**What you are asked to do:** Below are the records; copy each line in them that holds the word "code".

**Material to process:**

===

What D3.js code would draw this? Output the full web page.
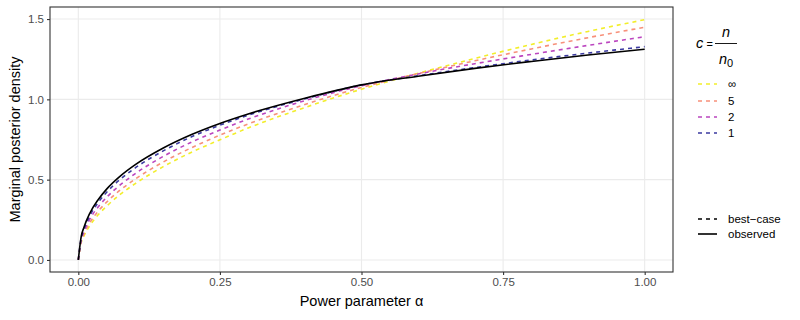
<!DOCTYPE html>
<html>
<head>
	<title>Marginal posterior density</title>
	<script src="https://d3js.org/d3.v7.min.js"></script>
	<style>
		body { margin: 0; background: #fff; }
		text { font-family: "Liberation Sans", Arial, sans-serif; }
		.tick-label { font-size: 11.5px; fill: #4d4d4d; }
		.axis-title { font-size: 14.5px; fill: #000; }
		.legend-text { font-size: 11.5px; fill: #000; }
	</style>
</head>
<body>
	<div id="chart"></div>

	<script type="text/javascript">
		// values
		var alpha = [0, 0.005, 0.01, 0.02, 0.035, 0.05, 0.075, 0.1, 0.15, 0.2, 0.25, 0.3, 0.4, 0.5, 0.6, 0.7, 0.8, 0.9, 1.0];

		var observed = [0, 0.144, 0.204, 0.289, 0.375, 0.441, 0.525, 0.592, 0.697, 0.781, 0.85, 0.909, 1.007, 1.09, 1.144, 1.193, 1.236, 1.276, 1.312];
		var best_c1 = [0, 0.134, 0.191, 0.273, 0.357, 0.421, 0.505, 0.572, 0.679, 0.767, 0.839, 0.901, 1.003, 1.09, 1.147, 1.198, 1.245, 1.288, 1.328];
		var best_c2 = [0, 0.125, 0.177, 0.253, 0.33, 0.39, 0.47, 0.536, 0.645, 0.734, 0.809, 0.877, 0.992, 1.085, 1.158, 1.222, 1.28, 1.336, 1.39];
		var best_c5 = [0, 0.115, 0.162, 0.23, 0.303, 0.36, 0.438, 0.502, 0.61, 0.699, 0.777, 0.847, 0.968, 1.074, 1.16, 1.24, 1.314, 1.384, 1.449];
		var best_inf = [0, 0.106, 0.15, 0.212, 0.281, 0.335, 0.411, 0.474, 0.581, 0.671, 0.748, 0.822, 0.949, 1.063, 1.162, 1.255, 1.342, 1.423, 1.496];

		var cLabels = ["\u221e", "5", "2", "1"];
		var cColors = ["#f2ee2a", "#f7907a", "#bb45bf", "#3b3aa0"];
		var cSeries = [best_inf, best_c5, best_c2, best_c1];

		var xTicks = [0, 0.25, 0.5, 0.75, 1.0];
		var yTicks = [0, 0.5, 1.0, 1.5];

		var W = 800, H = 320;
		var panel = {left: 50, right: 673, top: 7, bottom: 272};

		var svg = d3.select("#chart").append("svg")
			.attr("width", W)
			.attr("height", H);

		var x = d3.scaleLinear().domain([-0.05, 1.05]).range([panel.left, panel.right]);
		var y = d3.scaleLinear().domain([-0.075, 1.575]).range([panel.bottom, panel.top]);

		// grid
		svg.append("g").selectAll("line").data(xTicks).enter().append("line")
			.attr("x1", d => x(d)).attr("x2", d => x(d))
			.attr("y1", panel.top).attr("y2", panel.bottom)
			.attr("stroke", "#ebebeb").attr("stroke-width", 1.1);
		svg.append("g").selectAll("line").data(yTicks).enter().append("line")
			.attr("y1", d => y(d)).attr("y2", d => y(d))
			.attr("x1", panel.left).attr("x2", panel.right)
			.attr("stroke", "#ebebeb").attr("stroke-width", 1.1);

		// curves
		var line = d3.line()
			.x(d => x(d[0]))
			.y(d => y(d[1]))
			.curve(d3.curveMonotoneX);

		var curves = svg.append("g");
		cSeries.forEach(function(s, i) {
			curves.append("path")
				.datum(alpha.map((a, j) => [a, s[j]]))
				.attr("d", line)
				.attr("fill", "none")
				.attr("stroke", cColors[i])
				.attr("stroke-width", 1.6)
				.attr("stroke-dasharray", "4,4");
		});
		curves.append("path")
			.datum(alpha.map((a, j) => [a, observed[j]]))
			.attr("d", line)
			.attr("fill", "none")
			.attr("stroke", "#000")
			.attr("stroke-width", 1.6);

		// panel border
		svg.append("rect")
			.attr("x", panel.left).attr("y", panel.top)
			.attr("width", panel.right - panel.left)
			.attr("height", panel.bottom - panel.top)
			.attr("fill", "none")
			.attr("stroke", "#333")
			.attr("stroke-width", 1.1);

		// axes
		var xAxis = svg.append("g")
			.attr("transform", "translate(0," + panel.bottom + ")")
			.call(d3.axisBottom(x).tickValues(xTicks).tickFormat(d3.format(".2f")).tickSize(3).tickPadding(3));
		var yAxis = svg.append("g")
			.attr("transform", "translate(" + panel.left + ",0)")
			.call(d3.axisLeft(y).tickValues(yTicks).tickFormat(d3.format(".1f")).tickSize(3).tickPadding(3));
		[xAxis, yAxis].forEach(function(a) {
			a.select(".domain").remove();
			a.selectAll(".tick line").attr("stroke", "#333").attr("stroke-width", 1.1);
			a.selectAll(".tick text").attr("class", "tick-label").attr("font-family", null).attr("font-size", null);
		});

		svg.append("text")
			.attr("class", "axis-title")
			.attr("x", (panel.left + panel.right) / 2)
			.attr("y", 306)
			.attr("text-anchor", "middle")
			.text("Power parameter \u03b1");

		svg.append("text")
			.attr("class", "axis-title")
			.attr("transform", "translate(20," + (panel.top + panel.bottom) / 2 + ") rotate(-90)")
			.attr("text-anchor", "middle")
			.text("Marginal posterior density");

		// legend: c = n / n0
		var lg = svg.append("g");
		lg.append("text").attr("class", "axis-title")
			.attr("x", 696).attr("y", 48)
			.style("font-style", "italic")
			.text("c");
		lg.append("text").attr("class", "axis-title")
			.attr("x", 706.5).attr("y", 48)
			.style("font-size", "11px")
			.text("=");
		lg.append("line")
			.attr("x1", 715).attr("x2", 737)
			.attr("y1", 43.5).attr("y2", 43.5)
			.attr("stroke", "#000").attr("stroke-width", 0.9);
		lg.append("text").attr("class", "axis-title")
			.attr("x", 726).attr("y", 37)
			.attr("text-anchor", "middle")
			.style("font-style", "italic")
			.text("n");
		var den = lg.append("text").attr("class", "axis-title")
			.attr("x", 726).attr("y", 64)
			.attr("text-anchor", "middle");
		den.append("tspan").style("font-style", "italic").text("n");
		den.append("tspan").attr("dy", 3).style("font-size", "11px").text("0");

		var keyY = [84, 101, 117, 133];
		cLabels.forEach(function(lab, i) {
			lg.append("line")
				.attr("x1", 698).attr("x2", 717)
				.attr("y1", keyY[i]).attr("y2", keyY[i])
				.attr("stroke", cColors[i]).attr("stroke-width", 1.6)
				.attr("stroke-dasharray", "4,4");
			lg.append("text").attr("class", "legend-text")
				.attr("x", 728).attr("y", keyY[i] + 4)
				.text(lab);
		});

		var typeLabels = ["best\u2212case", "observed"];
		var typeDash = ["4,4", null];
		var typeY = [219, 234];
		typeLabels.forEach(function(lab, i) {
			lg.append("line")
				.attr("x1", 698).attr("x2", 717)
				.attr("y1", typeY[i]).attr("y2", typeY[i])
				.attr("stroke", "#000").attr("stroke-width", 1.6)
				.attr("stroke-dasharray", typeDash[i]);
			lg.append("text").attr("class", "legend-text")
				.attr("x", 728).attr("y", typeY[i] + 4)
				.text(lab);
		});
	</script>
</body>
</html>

===

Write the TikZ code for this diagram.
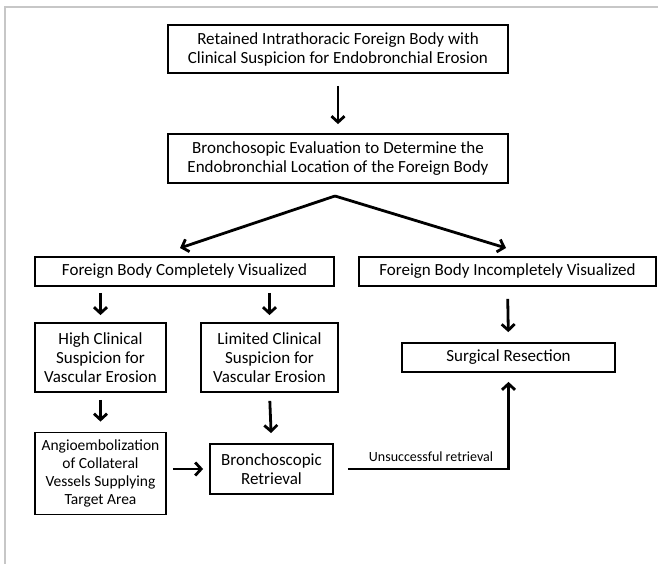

===

**The result:**
What D3.js code would draw this? Output the full web page.
Write the TikZ code for this diagram.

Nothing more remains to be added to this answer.